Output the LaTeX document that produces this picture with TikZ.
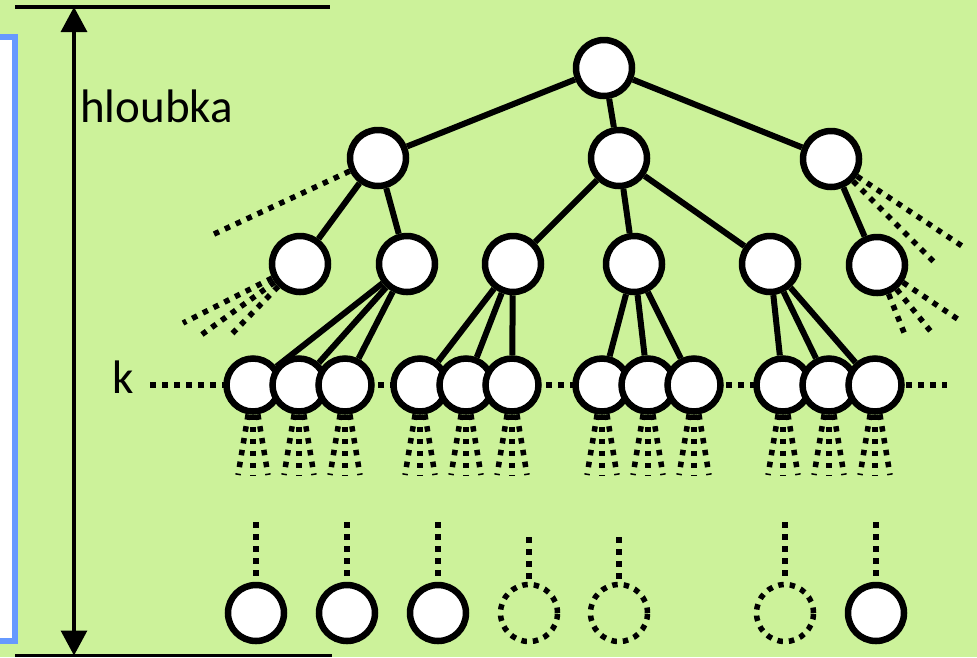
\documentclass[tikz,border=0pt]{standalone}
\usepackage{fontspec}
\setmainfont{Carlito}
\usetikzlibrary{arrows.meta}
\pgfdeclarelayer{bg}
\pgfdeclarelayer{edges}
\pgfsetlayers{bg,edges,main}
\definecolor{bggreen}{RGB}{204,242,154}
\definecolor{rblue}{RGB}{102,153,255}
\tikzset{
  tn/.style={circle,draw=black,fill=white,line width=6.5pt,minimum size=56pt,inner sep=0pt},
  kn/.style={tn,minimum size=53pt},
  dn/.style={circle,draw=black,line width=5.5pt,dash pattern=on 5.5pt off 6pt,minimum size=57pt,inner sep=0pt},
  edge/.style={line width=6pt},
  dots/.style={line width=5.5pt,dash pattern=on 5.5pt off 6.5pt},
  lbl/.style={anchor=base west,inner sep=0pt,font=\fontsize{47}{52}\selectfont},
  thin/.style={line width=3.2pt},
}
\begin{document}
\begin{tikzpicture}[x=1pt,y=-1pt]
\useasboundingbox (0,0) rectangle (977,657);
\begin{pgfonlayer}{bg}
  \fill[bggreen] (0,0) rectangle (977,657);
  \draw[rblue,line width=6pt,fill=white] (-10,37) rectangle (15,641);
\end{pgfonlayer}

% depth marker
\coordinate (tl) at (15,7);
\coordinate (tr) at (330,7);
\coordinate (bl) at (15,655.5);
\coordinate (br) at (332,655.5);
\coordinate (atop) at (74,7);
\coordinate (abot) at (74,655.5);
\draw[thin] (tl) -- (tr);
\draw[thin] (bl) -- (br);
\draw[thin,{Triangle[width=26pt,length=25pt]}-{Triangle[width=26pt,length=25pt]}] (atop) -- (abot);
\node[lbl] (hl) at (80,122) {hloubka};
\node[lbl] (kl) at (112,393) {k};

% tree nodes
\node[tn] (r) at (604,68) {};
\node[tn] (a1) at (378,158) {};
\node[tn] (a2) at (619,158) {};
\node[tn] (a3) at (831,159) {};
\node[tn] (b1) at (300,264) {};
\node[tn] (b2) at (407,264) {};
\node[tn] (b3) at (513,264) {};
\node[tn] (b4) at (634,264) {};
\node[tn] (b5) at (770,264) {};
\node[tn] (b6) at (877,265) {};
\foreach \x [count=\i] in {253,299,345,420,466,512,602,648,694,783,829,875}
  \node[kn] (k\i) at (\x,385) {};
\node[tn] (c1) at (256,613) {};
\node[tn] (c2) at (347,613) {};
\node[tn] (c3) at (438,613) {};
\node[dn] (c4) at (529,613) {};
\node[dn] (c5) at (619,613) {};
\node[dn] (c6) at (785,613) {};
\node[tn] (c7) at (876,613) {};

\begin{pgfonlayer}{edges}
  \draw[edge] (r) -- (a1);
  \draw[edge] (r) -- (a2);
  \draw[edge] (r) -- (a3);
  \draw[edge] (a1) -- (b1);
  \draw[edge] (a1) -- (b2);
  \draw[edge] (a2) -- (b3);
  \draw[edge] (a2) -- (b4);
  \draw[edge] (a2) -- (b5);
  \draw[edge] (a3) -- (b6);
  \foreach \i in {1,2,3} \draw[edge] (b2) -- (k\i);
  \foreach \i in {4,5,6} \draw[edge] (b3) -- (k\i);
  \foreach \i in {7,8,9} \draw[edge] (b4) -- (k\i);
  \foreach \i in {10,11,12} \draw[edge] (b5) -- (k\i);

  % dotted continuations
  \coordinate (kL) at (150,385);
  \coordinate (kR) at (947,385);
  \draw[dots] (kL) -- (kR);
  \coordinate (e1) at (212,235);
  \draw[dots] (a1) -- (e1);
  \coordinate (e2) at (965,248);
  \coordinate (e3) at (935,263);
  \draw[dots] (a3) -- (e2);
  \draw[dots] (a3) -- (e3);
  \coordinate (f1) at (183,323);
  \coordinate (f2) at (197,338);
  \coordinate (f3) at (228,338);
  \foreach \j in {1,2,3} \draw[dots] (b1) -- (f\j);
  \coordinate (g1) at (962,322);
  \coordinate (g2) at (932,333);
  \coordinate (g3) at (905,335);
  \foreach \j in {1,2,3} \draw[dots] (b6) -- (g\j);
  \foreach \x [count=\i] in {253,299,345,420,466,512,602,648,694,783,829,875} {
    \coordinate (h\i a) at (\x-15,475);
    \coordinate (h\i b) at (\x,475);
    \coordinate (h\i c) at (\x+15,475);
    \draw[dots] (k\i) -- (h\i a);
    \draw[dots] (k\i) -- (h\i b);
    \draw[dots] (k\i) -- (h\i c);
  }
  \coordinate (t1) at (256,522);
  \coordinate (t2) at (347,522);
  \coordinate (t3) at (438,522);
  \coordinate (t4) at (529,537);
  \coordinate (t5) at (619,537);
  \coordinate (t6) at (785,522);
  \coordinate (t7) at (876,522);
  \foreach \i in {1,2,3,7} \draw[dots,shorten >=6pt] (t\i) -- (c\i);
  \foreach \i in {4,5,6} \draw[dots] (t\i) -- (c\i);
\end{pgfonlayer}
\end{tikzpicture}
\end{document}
============================================================
*WRITTEN TASK*
Repeat the data exactly, excluding the pictures.

*EXPECTED ANSWER*
Output the LaTeX document that produces this picture with TikZ.
\documentclass[tikz,border=0pt]{standalone}
\usepackage{fontspec}
\setmainfont{Carlito}
\usetikzlibrary{arrows.meta}
\pgfdeclarelayer{bg}
\pgfdeclarelayer{edges}
\pgfsetlayers{bg,edges,main}
\definecolor{bggreen}{RGB}{204,242,154}
\definecolor{rblue}{RGB}{102,153,255}
\tikzset{
  tn/.style={circle,draw=black,fill=white,line width=6.5pt,minimum size=56pt,inner sep=0pt},
  kn/.style={tn,minimum size=53pt},
  dn/.style={circle,draw=black,line width=5.5pt,dash pattern=on 5.5pt off 6pt,minimum size=57pt,inner sep=0pt},
  edge/.style={line width=6pt},
  dots/.style={line width=5.5pt,dash pattern=on 5.5pt off 6.5pt},
  lbl/.style={anchor=base west,inner sep=0pt,font=\fontsize{47}{52}\selectfont},
  thin/.style={line width=3.2pt},
}
\begin{document}
\begin{tikzpicture}[x=1pt,y=-1pt]
\useasboundingbox (0,0) rectangle (977,657);
\begin{pgfonlayer}{bg}
  \fill[bggreen] (0,0) rectangle (977,657);
  \draw[rblue,line width=6pt,fill=white] (-10,37) rectangle (15,641);
\end{pgfonlayer}

% depth marker
\coordinate (tl) at (15,7);
\coordinate (tr) at (330,7);
\coordinate (bl) at (15,655.5);
\coordinate (br) at (332,655.5);
\coordinate (atop) at (74,7);
\coordinate (abot) at (74,655.5);
\draw[thin] (tl) -- (tr);
\draw[thin] (bl) -- (br);
\draw[thin,{Triangle[width=26pt,length=25pt]}-{Triangle[width=26pt,length=25pt]}] (atop) -- (abot);
\node[lbl] (hl) at (80,122) {hloubka};
\node[lbl] (kl) at (112,393) {k};

% tree nodes
\node[tn] (r) at (604,68) {};
\node[tn] (a1) at (378,158) {};
\node[tn] (a2) at (619,158) {};
\node[tn] (a3) at (831,159) {};
\node[tn] (b1) at (300,264) {};
\node[tn] (b2) at (407,264) {};
\node[tn] (b3) at (513,264) {};
\node[tn] (b4) at (634,264) {};
\node[tn] (b5) at (770,264) {};
\node[tn] (b6) at (877,265) {};
\foreach \x [count=\i] in {253,299,345,420,466,512,602,648,694,783,829,875}
  \node[kn] (k\i) at (\x,385) {};
\node[tn] (c1) at (256,613) {};
\node[tn] (c2) at (347,613) {};
\node[tn] (c3) at (438,613) {};
\node[dn] (c4) at (529,613) {};
\node[dn] (c5) at (619,613) {};
\node[dn] (c6) at (785,613) {};
\node[tn] (c7) at (876,613) {};

\begin{pgfonlayer}{edges}
  \draw[edge] (r) -- (a1);
  \draw[edge] (r) -- (a2);
  \draw[edge] (r) -- (a3);
  \draw[edge] (a1) -- (b1);
  \draw[edge] (a1) -- (b2);
  \draw[edge] (a2) -- (b3);
  \draw[edge] (a2) -- (b4);
  \draw[edge] (a2) -- (b5);
  \draw[edge] (a3) -- (b6);
  \foreach \i in {1,2,3} \draw[edge] (b2) -- (k\i);
  \foreach \i in {4,5,6} \draw[edge] (b3) -- (k\i);
  \foreach \i in {7,8,9} \draw[edge] (b4) -- (k\i);
  \foreach \i in {10,11,12} \draw[edge] (b5) -- (k\i);

  % dotted continuations
  \coordinate (kL) at (150,385);
  \coordinate (kR) at (947,385);
  \draw[dots] (kL) -- (kR);
  \coordinate (e1) at (212,235);
  \draw[dots] (a1) -- (e1);
  \coordinate (e2) at (965,248);
  \coordinate (e3) at (935,263);
  \draw[dots] (a3) -- (e2);
  \draw[dots] (a3) -- (e3);
  \coordinate (f1) at (183,323);
  \coordinate (f2) at (197,338);
  \coordinate (f3) at (228,338);
  \foreach \j in {1,2,3} \draw[dots] (b1) -- (f\j);
  \coordinate (g1) at (962,322);
  \coordinate (g2) at (932,333);
  \coordinate (g3) at (905,335);
  \foreach \j in {1,2,3} \draw[dots] (b6) -- (g\j);
  \foreach \x [count=\i] in {253,299,345,420,466,512,602,648,694,783,829,875} {
    \coordinate (h\i a) at (\x-15,475);
    \coordinate (h\i b) at (\x,475);
    \coordinate (h\i c) at (\x+15,475);
    \draw[dots] (k\i) -- (h\i a);
    \draw[dots] (k\i) -- (h\i b);
    \draw[dots] (k\i) -- (h\i c);
  }
  \coordinate (t1) at (256,522);
  \coordinate (t2) at (347,522);
  \coordinate (t3) at (438,522);
  \coordinate (t4) at (529,537);
  \coordinate (t5) at (619,537);
  \coordinate (t6) at (785,522);
  \coordinate (t7) at (876,522);
  \foreach \i in {1,2,3,7} \draw[dots,shorten >=6pt] (t\i) -- (c\i);
  \foreach \i in {4,5,6} \draw[dots] (t\i) -- (c\i);
\end{pgfonlayer}
\end{tikzpicture}
\end{document}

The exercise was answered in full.